DATA LINES —
::::::::

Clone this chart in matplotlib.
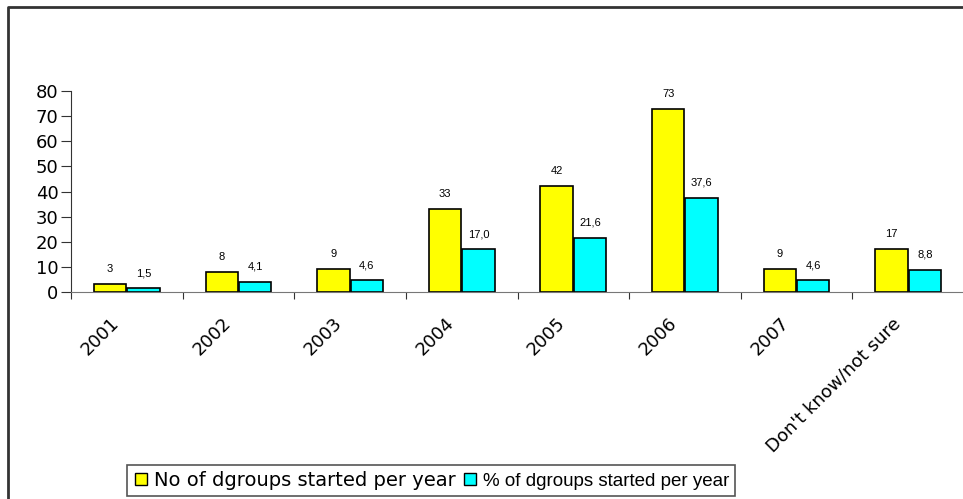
import matplotlib
matplotlib.use("Agg")
import matplotlib.pyplot as plt
from matplotlib.lines import Line2D
from matplotlib.transforms import ScaledTranslation
import numpy as np

# datos del grafico
categorias = ["2001", "2002", "2003", "2004", "2005", "2006", "2007", "Don't know/not sure"]
num_grupos = [3, 8, 9, 33, 42, 73, 9, 17]
pct_grupos = [1.5, 4.1, 4.6, 17.0, 21.6, 37.6, 4.6, 8.8]
etiqueta_num = "No of dgroups started per year"
etiqueta_pct = "% of dgroups started per year"

W, H = 963, 499
fig = plt.figure(figsize=(W / 100, H / 100), dpi=100)

# marco del grafico (solo se ven el borde superior e izquierdo)
fig.add_artist(Line2D([8 / W, 8 / W, 1.0], [0.0, 1 - 7 / H, 1 - 7 / H],
                      transform=fig.transFigure, color="#333333", lw=2))

ax = fig.add_axes([71 / W, 1 - 292 / H, 893 / W, (292 - 91) / H])

x = np.arange(len(categorias))
ancho = 0.29
b1 = ax.bar(x - ancho / 2 - 0.005, num_grupos, ancho, color="#ffff00", edgecolor="black", lw=1.2)
b2 = ax.bar(x + ancho / 2 + 0.005, pct_grupos, ancho, color="#00ffff", edgecolor="black", lw=1.2)

# etiquetas sobre las barras
for barras, vals, dec in [(b1, num_grupos, False), (b2, pct_grupos, True)]:
    for b, v in zip(barras, vals):
        txt = f"{v:.1f}".replace(".", ",") if dec else str(v)
        ax.annotate(txt, (b.get_x() + b.get_width() / 2, v), xytext=(0, 15),
                    textcoords="offset pixels", ha="center", va="center",
                    fontsize=8, family="Liberation Sans")

ax.set_xlim(-0.5, len(categorias) - 0.5)
ax.set_ylim(0, 80)
ax.set_yticks(range(0, 81, 10))
ax.tick_params(axis="y", labelsize=13, length=7, pad=2, direction="out", color="#333333")

ax.set_xticks(np.arange(len(categorias) + 1) - 0.5)
ax.set_xticklabels([])
ax.tick_params(axis="x", which="major", length=5, direction="out", color="#333333")
ax.set_xticks(x, minor=True)
ax.set_xticklabels(categorias, minor=True, rotation=45, ha="right",
                   rotation_mode="anchor", fontsize=13)
ax.tick_params(axis="x", which="minor", length=0, pad=8)
desplazamiento = ScaledTranslation(-17 / 100, -11 / 100, fig.dpi_scale_trans)
for t in ax.get_xticklabels(minor=True):
    t.set_transform(t.get_transform() + desplazamiento)

for s in ["top", "right"]:
    ax.spines[s].set_visible(False)
ax.spines["left"].set_color("#333333")
ax.spines["bottom"].set_color("#777777")

handles = [Line2D([], [], marker="s", ls="none", markersize=9, markerfacecolor="#ffff00",
                  markeredgecolor="black"),
           Line2D([], [], marker="s", ls="none", markersize=9, markerfacecolor="#00ffff",
                  markeredgecolor="black")]
leg = fig.legend(handles, [etiqueta_num, etiqueta_pct], loc="upper left",
                 bbox_to_anchor=(127 / W, 1 - 465 / H), ncol=2, fancybox=False,
                 edgecolor="#555555", fontsize=14, handlelength=0.8, borderaxespad=0,
                 handletextpad=0.3, columnspacing=0.3, borderpad=0.3, framealpha=1)
leg.get_frame().set_linewidth(1.2)
leg.get_texts()[0].set_family("DejaVu Sans")
leg.get_texts()[1].set_family("Liberation Sans")
leg.get_texts()[1].set_fontsize(13.5)

fig.savefig("out.png", dpi=100)
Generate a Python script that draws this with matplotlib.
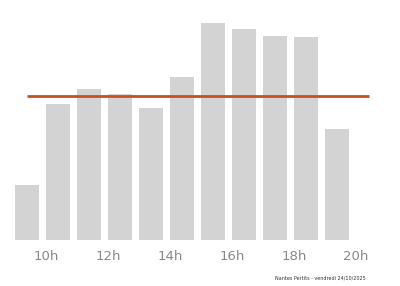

::::::::

AIM OF THE EXERCISE — Copy out all of the material exactly as written, without its pictures.

EXERCISE SOLUTION —
Clone this chart in matplotlib.
import matplotlib
matplotlib.use("Agg")
import matplotlib.pyplot as plt
from matplotlib.lines import Line2D
from matplotlib.transforms import ScaledTranslation
import numpy as np

# datos del grafico
categorias = ["2001", "2002", "2003", "2004", "2005", "2006", "2007", "Don't know/not sure"]
num_grupos = [3, 8, 9, 33, 42, 73, 9, 17]
pct_grupos = [1.5, 4.1, 4.6, 17.0, 21.6, 37.6, 4.6, 8.8]
etiqueta_num = "No of dgroups started per year"
etiqueta_pct = "% of dgroups started per year"

W, H = 963, 499
fig = plt.figure(figsize=(W / 100, H / 100), dpi=100)

# marco del grafico (solo se ven el borde superior e izquierdo)
fig.add_artist(Line2D([8 / W, 8 / W, 1.0], [0.0, 1 - 7 / H, 1 - 7 / H],
                      transform=fig.transFigure, color="#333333", lw=2))

ax = fig.add_axes([71 / W, 1 - 292 / H, 893 / W, (292 - 91) / H])

x = np.arange(len(categorias))
ancho = 0.29
b1 = ax.bar(x - ancho / 2 - 0.005, num_grupos, ancho, color="#ffff00", edgecolor="black", lw=1.2)
b2 = ax.bar(x + ancho / 2 + 0.005, pct_grupos, ancho, color="#00ffff", edgecolor="black", lw=1.2)

# etiquetas sobre las barras
for barras, vals, dec in [(b1, num_grupos, False), (b2, pct_grupos, True)]:
    for b, v in zip(barras, vals):
        txt = f"{v:.1f}".replace(".", ",") if dec else str(v)
        ax.annotate(txt, (b.get_x() + b.get_width() / 2, v), xytext=(0, 15),
                    textcoords="offset pixels", ha="center", va="center",
                    fontsize=8, family="Liberation Sans")

ax.set_xlim(-0.5, len(categorias) - 0.5)
ax.set_ylim(0, 80)
ax.set_yticks(range(0, 81, 10))
ax.tick_params(axis="y", labelsize=13, length=7, pad=2, direction="out", color="#333333")

ax.set_xticks(np.arange(len(categorias) + 1) - 0.5)
ax.set_xticklabels([])
ax.tick_params(axis="x", which="major", length=5, direction="out", color="#333333")
ax.set_xticks(x, minor=True)
ax.set_xticklabels(categorias, minor=True, rotation=45, ha="right",
                   rotation_mode="anchor", fontsize=13)
ax.tick_params(axis="x", which="minor", length=0, pad=8)
desplazamiento = ScaledTranslation(-17 / 100, -11 / 100, fig.dpi_scale_trans)
for t in ax.get_xticklabels(minor=True):
    t.set_transform(t.get_transform() + desplazamiento)

for s in ["top", "right"]:
    ax.spines[s].set_visible(False)
ax.spines["left"].set_color("#333333")
ax.spines["bottom"].set_color("#777777")

handles = [Line2D([], [], marker="s", ls="none", markersize=9, markerfacecolor="#ffff00",
                  markeredgecolor="black"),
           Line2D([], [], marker="s", ls="none", markersize=9, markerfacecolor="#00ffff",
                  markeredgecolor="black")]
leg = fig.legend(handles, [etiqueta_num, etiqueta_pct], loc="upper left",
                 bbox_to_anchor=(127 / W, 1 - 465 / H), ncol=2, fancybox=False,
                 edgecolor="#555555", fontsize=14, handlelength=0.8, borderaxespad=0,
                 handletextpad=0.3, columnspacing=0.3, borderpad=0.3, framealpha=1)
leg.get_frame().set_linewidth(1.2)
leg.get_texts()[0].set_family("DejaVu Sans")
leg.get_texts()[1].set_family("Liberation Sans")
leg.get_texts()[1].set_fontsize(13.5)

fig.savefig("out.png", dpi=100)
Generate a Python script that draws this with matplotlib.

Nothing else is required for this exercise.